# Dataset content

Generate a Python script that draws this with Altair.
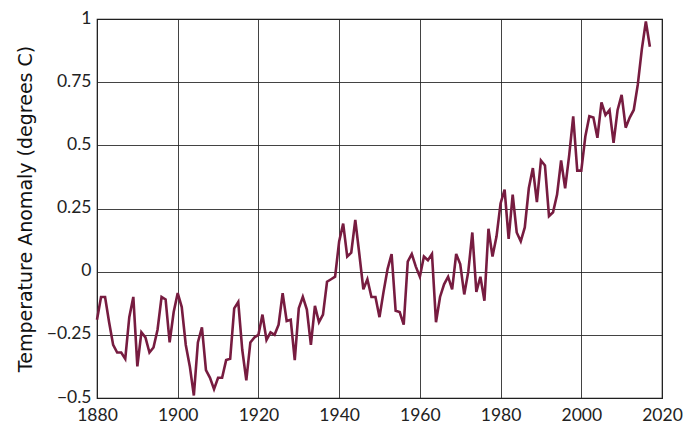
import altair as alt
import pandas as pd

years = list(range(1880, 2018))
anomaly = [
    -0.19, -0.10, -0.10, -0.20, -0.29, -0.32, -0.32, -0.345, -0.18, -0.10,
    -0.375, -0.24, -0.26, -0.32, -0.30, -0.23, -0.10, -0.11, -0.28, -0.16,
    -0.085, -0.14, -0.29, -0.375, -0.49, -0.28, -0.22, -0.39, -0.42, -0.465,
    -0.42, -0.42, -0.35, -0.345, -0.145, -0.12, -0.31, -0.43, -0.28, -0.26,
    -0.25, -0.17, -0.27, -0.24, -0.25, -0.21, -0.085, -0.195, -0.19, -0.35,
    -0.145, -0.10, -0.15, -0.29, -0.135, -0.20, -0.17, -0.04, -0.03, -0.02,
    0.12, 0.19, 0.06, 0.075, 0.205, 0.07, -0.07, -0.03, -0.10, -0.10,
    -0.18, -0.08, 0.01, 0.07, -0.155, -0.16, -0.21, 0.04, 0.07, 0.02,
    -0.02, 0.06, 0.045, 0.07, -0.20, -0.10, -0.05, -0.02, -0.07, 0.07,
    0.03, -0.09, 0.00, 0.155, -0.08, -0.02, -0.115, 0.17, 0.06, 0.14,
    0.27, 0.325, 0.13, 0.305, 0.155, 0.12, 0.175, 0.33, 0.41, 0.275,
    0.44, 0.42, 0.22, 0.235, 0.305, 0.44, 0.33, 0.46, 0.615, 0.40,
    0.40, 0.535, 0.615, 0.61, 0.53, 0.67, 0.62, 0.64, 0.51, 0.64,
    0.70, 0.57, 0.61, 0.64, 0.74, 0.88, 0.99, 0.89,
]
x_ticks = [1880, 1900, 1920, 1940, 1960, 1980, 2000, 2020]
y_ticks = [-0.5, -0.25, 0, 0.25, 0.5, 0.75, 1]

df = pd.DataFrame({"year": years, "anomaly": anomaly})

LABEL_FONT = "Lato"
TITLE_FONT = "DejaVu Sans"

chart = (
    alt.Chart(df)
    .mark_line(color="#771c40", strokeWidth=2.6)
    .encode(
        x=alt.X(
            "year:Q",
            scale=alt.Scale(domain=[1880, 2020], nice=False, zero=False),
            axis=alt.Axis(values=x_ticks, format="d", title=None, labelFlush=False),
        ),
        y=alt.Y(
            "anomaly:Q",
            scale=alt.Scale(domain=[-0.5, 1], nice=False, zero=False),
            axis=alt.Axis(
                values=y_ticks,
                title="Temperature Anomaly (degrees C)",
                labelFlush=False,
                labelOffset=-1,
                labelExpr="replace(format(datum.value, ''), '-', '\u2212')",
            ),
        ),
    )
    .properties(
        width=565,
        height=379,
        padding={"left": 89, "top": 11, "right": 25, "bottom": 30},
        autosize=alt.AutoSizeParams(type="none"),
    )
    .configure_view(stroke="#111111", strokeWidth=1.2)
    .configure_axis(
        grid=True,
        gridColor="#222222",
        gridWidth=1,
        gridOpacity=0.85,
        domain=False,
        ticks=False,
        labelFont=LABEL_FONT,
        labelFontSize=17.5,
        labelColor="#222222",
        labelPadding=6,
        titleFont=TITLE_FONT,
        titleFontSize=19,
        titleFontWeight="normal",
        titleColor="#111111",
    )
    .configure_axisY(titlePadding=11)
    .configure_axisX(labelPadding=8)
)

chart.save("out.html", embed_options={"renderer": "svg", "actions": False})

# Problem
Leave every image out, and retype the material exactly.

# Solution to this exercise
Generate a Python script that draws this with Altair.
import altair as alt
import pandas as pd

years = list(range(1880, 2018))
anomaly = [
    -0.19, -0.10, -0.10, -0.20, -0.29, -0.32, -0.32, -0.345, -0.18, -0.10,
    -0.375, -0.24, -0.26, -0.32, -0.30, -0.23, -0.10, -0.11, -0.28, -0.16,
    -0.085, -0.14, -0.29, -0.375, -0.49, -0.28, -0.22, -0.39, -0.42, -0.465,
    -0.42, -0.42, -0.35, -0.345, -0.145, -0.12, -0.31, -0.43, -0.28, -0.26,
    -0.25, -0.17, -0.27, -0.24, -0.25, -0.21, -0.085, -0.195, -0.19, -0.35,
    -0.145, -0.10, -0.15, -0.29, -0.135, -0.20, -0.17, -0.04, -0.03, -0.02,
    0.12, 0.19, 0.06, 0.075, 0.205, 0.07, -0.07, -0.03, -0.10, -0.10,
    -0.18, -0.08, 0.01, 0.07, -0.155, -0.16, -0.21, 0.04, 0.07, 0.02,
    -0.02, 0.06, 0.045, 0.07, -0.20, -0.10, -0.05, -0.02, -0.07, 0.07,
    0.03, -0.09, 0.00, 0.155, -0.08, -0.02, -0.115, 0.17, 0.06, 0.14,
    0.27, 0.325, 0.13, 0.305, 0.155, 0.12, 0.175, 0.33, 0.41, 0.275,
    0.44, 0.42, 0.22, 0.235, 0.305, 0.44, 0.33, 0.46, 0.615, 0.40,
    0.40, 0.535, 0.615, 0.61, 0.53, 0.67, 0.62, 0.64, 0.51, 0.64,
    0.70, 0.57, 0.61, 0.64, 0.74, 0.88, 0.99, 0.89,
]
x_ticks = [1880, 1900, 1920, 1940, 1960, 1980, 2000, 2020]
y_ticks = [-0.5, -0.25, 0, 0.25, 0.5, 0.75, 1]

df = pd.DataFrame({"year": years, "anomaly": anomaly})

LABEL_FONT = "Lato"
TITLE_FONT = "DejaVu Sans"

chart = (
    alt.Chart(df)
    .mark_line(color="#771c40", strokeWidth=2.6)
    .encode(
        x=alt.X(
            "year:Q",
            scale=alt.Scale(domain=[1880, 2020], nice=False, zero=False),
            axis=alt.Axis(values=x_ticks, format="d", title=None, labelFlush=False),
        ),
        y=alt.Y(
            "anomaly:Q",
            scale=alt.Scale(domain=[-0.5, 1], nice=False, zero=False),
            axis=alt.Axis(
                values=y_ticks,
                title="Temperature Anomaly (degrees C)",
                labelFlush=False,
                labelOffset=-1,
                labelExpr="replace(format(datum.value, ''), '-', '\u2212')",
            ),
        ),
    )
    .properties(
        width=565,
        height=379,
        padding={"left": 89, "top": 11, "right": 25, "bottom": 30},
        autosize=alt.AutoSizeParams(type="none"),
    )
    .configure_view(stroke="#111111", strokeWidth=1.2)
    .configure_axis(
        grid=True,
        gridColor="#222222",
        gridWidth=1,
        gridOpacity=0.85,
        domain=False,
        ticks=False,
        labelFont=LABEL_FONT,
        labelFontSize=17.5,
        labelColor="#222222",
        labelPadding=6,
        titleFont=TITLE_FONT,
        titleFontSize=19,
        titleFontWeight="normal",
        titleColor="#111111",
    )
    .configure_axisY(titlePadding=11)
    .configure_axisX(labelPadding=8)
)

chart.save("out.html", embed_options={"renderer": "svg", "actions": False})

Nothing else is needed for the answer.